Thinking Out Silent

14 04 2008

Some people like to code at a low level, I am not a member of that set. I prefer programming at an abstracted higher level. Being able to do more with less to me is both a time saver and a fun puzzle to solve. Not a time saver in the sense of having typed less code but in time saved from having to later hunt down obscure unpredicted behaviour. This statement by Carl Gauss applies here too: “You know that I write slowly. This is chiefly because I am never satisfied until I have said as much as possible in a few words, and writing briefly takes far more time than writing at length.” Most of my time is spent fixing compiler errors and those rarely amount to much. Usually if it compiles then it works. Any runtime errors are usually due to flaws in my logic which are so far without fail readily visible and transparent,not dulled and buried within layers of implementation.
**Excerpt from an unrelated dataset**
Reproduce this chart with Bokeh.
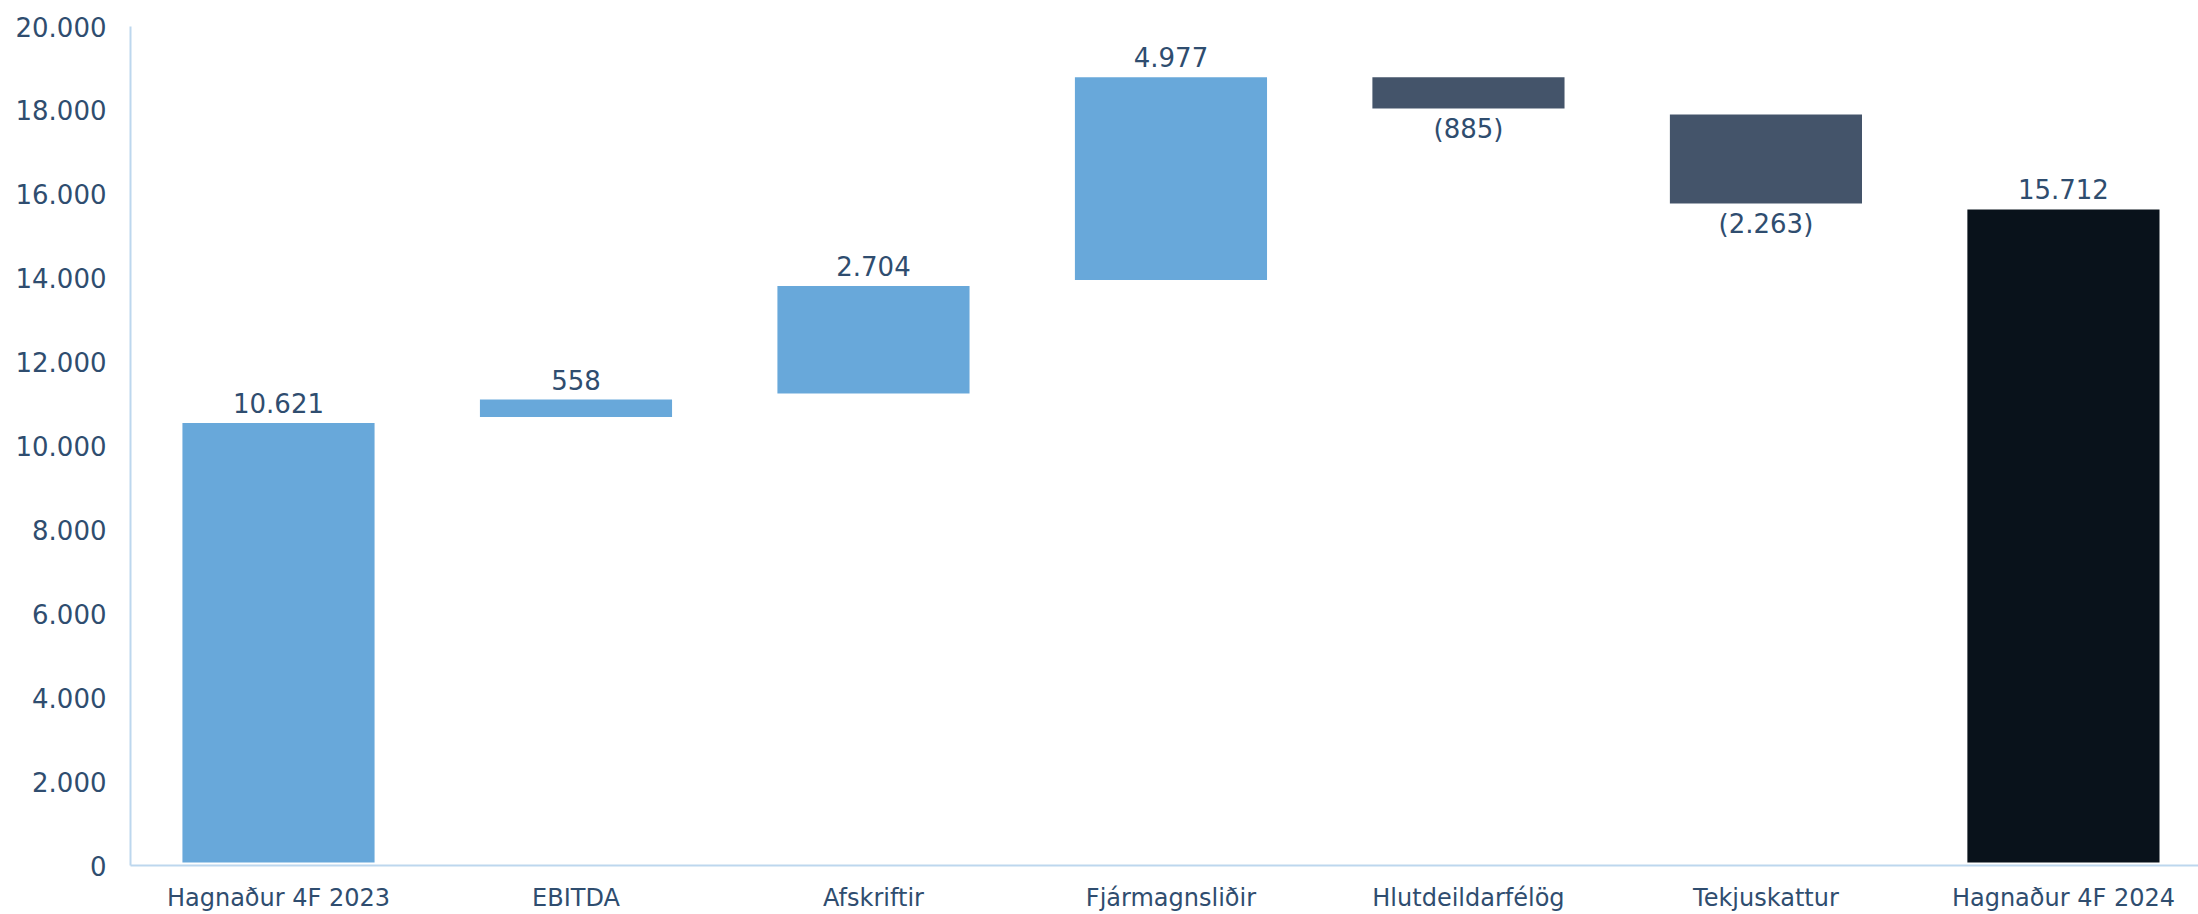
from bokeh.plotting import figure
from bokeh.models import ColumnDataSource, LabelSet, Range1d, FixedTicker
from bokeh.core.properties import value
from bokeh.embed import file_html
from bokeh.resources import INLINE

categories = ["Hagnaður 4F 2023", "EBITDA", "Afskriftir", "Fjármagnsliðir",
              "Hlutdeildarfélög", "Tekjuskattur", "Hagnaður 4F 2024"]
values = [10621, 558, 2704, 4977, -885, -2263, 15712]
kinds = ["total", "step", "step", "step", "step", "step", "total"]
y_ticks = [0, 2000, 4000, 6000, 8000, 10000, 12000, 14000, 16000, 18000, 20000]

COL_UP = "#68A8DA"
COL_DOWN = "#44546A"
COL_TOTAL = "#09121B"
TXT = "#2F4D6F"
AXIS = "#BDD7EE"

def fmt(v):
    s = f"{abs(v):,}".replace(",", ".")
    return f"({s})" if v < 0 else s

bottoms, tops, colors = [], [], []
running = 0
for v, k in zip(values, kinds):
    if k == "total":
        b, t = 0, v
        running = v
        colors.append(COL_UP if len(colors) == 0 else COL_TOTAL)
    else:
        b, t = (running, running + v) if v >= 0 else (running + v, running)
        running += v
        colors.append(COL_UP if v >= 0 else COL_DOWN)
    bottoms.append(b)
    tops.append(t)

xs = list(range(len(categories)))
src = ColumnDataSource(dict(x=xs, bottom=bottoms, top=tops, color=colors))

above = [i for i, v in enumerate(values) if v >= 0]
below = [i for i, v in enumerate(values) if v < 0]
src_above = ColumnDataSource(dict(x=[xs[i] for i in above], y=[tops[i] for i in above],
                                  t=[fmt(values[i]) for i in above]))
src_below = ColumnDataSource(dict(x=[xs[i] for i in below], y=[bottoms[i] for i in below],
                                  t=[fmt(values[i]) for i in below]))

p = figure(width=2198, height=914, output_backend="svg", toolbar_location=None,
           x_range=Range1d(-0.4975, 6.454), y_range=Range1d(0, 20000),
           min_border_left=130, min_border_right=0, min_border_top=26, min_border_bottom=47)
p.outline_line_color = None
p.xgrid.grid_line_color = None
p.ygrid.grid_line_color = None

p.vbar(x="x", bottom="bottom", top="top", width=0.666, fill_color="color",
       line_color="white", line_width=6, source=src)

common = dict(text_font=value("DejaVu Sans"), text_font_size=value("26px"), text_color=TXT,
              text_align="center", text_baseline="alphabetic")
p.add_layout(LabelSet(x="x", y="y", text="t", y_offset=7, source=src_above, **common))
p.add_layout(LabelSet(x="x", y="y", text="t", y_offset=-27, source=src_below, **common))

p.xaxis.ticker = FixedTicker(ticks=xs)
p.xaxis.major_label_overrides = {i: c for i, c in zip(xs, categories)}
p.xaxis.major_label_text_font = "DejaVu Sans"
p.xaxis.major_label_text_font_size = "24px"
p.xaxis.major_label_text_color = TXT
p.xaxis.major_label_standoff = 12
p.xaxis.major_tick_line_color = None
p.xaxis.minor_tick_line_color = None
p.xaxis.axis_line_color = AXIS
p.xaxis.axis_line_width = 2

p.yaxis.ticker = FixedTicker(ticks=y_ticks)
p.yaxis.major_label_overrides = {t: fmt(t) for t in y_ticks}
p.yaxis.major_label_text_font = "DejaVu Sans"
p.yaxis.major_label_text_font_size = "26px"
p.yaxis.major_label_text_color = TXT
p.yaxis.major_label_standoff = 18
p.yaxis.major_tick_line_color = None
p.yaxis.minor_tick_line_color = None
p.yaxis.axis_line_color = AXIS
p.yaxis.axis_line_width = 2

open("out.html", "w").write(file_html(p, INLINE))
I remember once, when i used to try C++, hitting the run button was a frightening thing to do. I am glad those days are behind me.
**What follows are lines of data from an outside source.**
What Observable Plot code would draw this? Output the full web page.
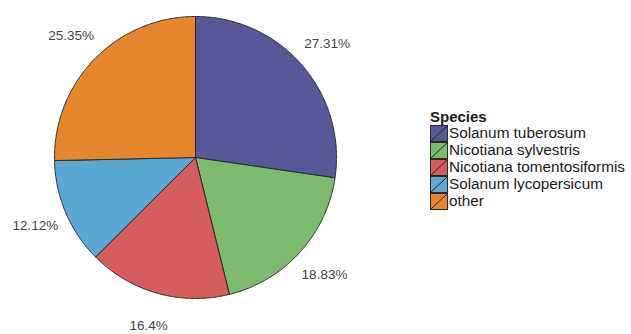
<!DOCTYPE html>
<html>
<head>
<meta charset="utf-8">
<script src="https://cdn.jsdelivr.net/npm/d3@7"></script>
<script src="https://cdn.jsdelivr.net/npm/@observablehq/plot@0.6"></script>
<style>
  html, body { margin: 0; padding: 0; background: #fff; }
  #wrap { position: relative; width: 631px; height: 334px; font-family: "Liberation Sans", Arial, sans-serif; }
  #legend { position: absolute; left: 430px; top: 109px; color: #1a1a1a; }
  #legend .title { font-weight: bold; font-size: 15px; line-height: 16px; height: 16px; }
  #legend .row { display: flex; align-items: center; height: 16.9px; }
  #legend .row span { font-size: 15.3px; margin-left: 1px; line-height: 16px; }
  #legend svg { display: block; }
</style>
</head>
<body>
<div id="wrap"><div id="chart"></div><div id="legend"></div></div>
<script>
const species = ["Solanum tuberosum", "Nicotiana sylvestris", "Nicotiana tomentosiformis", "Solanum lycopersicum", "other"];
const values = [27.31, 18.83, 16.4, 12.12, 25.35];
const labels = ["27.31%", "18.83%", "16.4%", "12.12%", "25.35%"];
const colors = ["#585898", "#7cba6e", "#d55e5c", "#5ba8d2", "#e5862f"];
const legendTitle = "Species";

const arcs = d3.pie().sort(null).value(d => d.value)(species.map((s, i) => ({species: s, value: values[i], label: labels[i]})));

// polygon outline of each slice in unit-radius space (y up, clockwise from top)
const slicePts = [];
for (const a of arcs) {
  const s = a.data.species;
  slicePts.push({species: s, x: 0, y: 0});
  const n = Math.max(2, Math.ceil((a.endAngle - a.startAngle) / (Math.PI / 360)));
  for (let k = 0; k <= n; k++) {
    const t = a.startAngle + (a.endAngle - a.startAngle) * k / n;
    slicePts.push({species: s, x: Math.sin(t), y: Math.cos(t)});
  }
  slicePts.push({species: s, x: 0, y: 0});
}
const labelR = 1.235;
const labelPts = arcs.map(a => {
  const m = (a.startAngle + a.endAngle) / 2;
  return {label: a.data.label, x: labelR * Math.sin(m), y: labelR * Math.cos(m)};
});

const plot = Plot.plot({
  width: 631,
  height: 334,
  margin: 0,
  x: {domain: [-1, 1], range: [54, 336], axis: null},
  y: {domain: [-1, 1], range: [298, 16], axis: null},
  color: {domain: species, range: colors},
  style: {fontFamily: "Liberation Sans, Arial, sans-serif", background: "white"},
  marks: [
    Plot.line(slicePts, {x: "x", y: "y", z: "species", fill: "species", stroke: "#2a2a2a", strokeWidth: 1, strokeLinejoin: "round"}),
    Plot.text(labelPts, {x: "x", y: "y", text: "label", fontSize: 13.5, fill: "#444"})
  ]
});
document.getElementById("chart").appendChild(plot);

const legend = document.getElementById("legend");
const t = document.createElement("div");
t.className = "title";
t.textContent = legendTitle;
legend.appendChild(t);
species.forEach((s, i) => {
  const row = document.createElement("div");
  row.className = "row";
  row.innerHTML = `<svg width="18" height="17"><rect x="0.5" y="0.5" width="17" height="16" fill="${colors[i]}" stroke="#2a2a2a" stroke-width="1"/><line x1="1" y1="16" x2="17" y2="1" stroke="#2a2a2a" stroke-width="1"/></svg>`;
  const sp = document.createElement("span");
  sp.textContent = s;
  row.appendChild(sp);
  legend.appendChild(row);
});
</script>
</body>
</html>
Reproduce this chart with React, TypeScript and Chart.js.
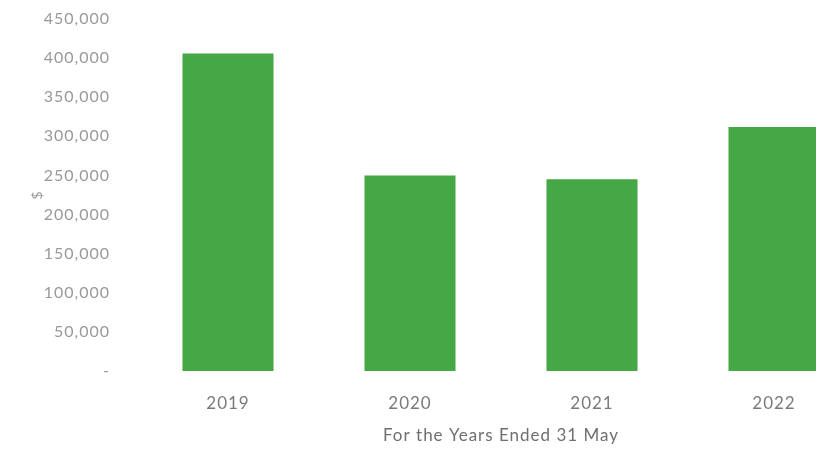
import React, { useEffect, useRef } from "react";
import { Chart, registerables } from "chart.js";

Chart.register(...registerables);

const years = ["2019", "2020", "2021", "2022"];
const values = [406000, 250000, 245000, 312000];
const yTicks = [0, 50000, 100000, 150000, 200000, 250000, 300000, 350000, 400000, 450000];

const FONT = "Lato, 'Open Sans', sans-serif";

const spacingPlugin = {
  id: "spacing",
  beforeDraw: (chart: any) => {
    try {
      chart.ctx.letterSpacing = "1px";
    } catch (e) {}
  },
};

export default function App() {
  const ref = useRef<HTMLCanvasElement | null>(null);

  useEffect(() => {
    if (!ref.current) return;
    const chart = new Chart(ref.current, {
      type: "bar",
      plugins: [spacingPlugin],
      data: {
        labels: years,
        datasets: [
          {
            data: values,
            backgroundColor: "#45a845",
            borderWidth: 0,
            barPercentage: 0.5,
            categoryPercentage: 1.0,
          },
        ],
      },
      options: {
        animation: false,
        responsive: false,
        maintainAspectRatio: false,
        layout: { padding: { left: 25, top: 19, right: 5, bottom: 0 } },
        plugins: { legend: { display: false }, tooltip: { enabled: false } },
        scales: {
          x: {
            grid: { display: false, drawTicks: false },
            border: { display: false },
            ticks: {
              padding: 22,
              color: "#7a7a7a",
              font: { family: FONT, size: 17 },
            },
            title: {
              display: true,
              text: "For the Years Ended 31 May",
              color: "#6f6f6f",
              font: { family: FONT, size: 17 },
              padding: { top: 4, bottom: 3 },
            },
            afterFit: (s: any) => {
              s.height = 78;
              s.paddingLeft = 0;
              s.paddingRight = 0;
            },
          },
          y: {
            min: 0,
            max: 450000,
            afterBuildTicks: (s: any) => {
              s.ticks = yTicks.map((v) => ({ value: v }));
            },
            grid: { display: false, drawTicks: false },
            border: { display: false },
            ticks: {
              padding: 27,
              color: "#999999",
              font: { family: FONT, size: 16 },
              callback: (v: any) => (Number(v) === 0 ? "-" : Number(v).toLocaleString("en-US")),
            },
            title: {
              display: true,
              text: "$",
              color: "#999999",
              font: { family: FONT, size: 14 },
              padding: { top: 4, bottom: 4 },
            },
            afterFit: (s: any) => {
              s.width = 112;
              s.paddingTop = 0;
              s.paddingBottom = 0;
            },
          },
        },
      },
    });
    return () => chart.destroy();
  }, []);

  return (
    <div style={{ position: "fixed", left: 0, top: 0, width: 870, height: 449, background: "#fff" }}>
      <canvas ref={ref} width={870} height={449} style={{ width: 870, height: 449, display: "block" }} />
    </div>
  );
}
On the other hand there is nothing inherent about C++ that makes it an unadvisable language for beginners or in general. Only within context can such a statment be considered. There was a time when C++ was a higher level language and made more sense as a beginner language (but not as much sense as Pascal or Basic) than it does today. But times have changed (and C++ hasnt aged well its become fat and loud) environments have gotten more complex and unless you are doing some proper systems programming there is no need to hanker yourself down worrying about every little detail of memory managament*, proper use of pointers or detailing every little thing of what you want done and other bit twiddling inanities. There are more important things to concern onesself with.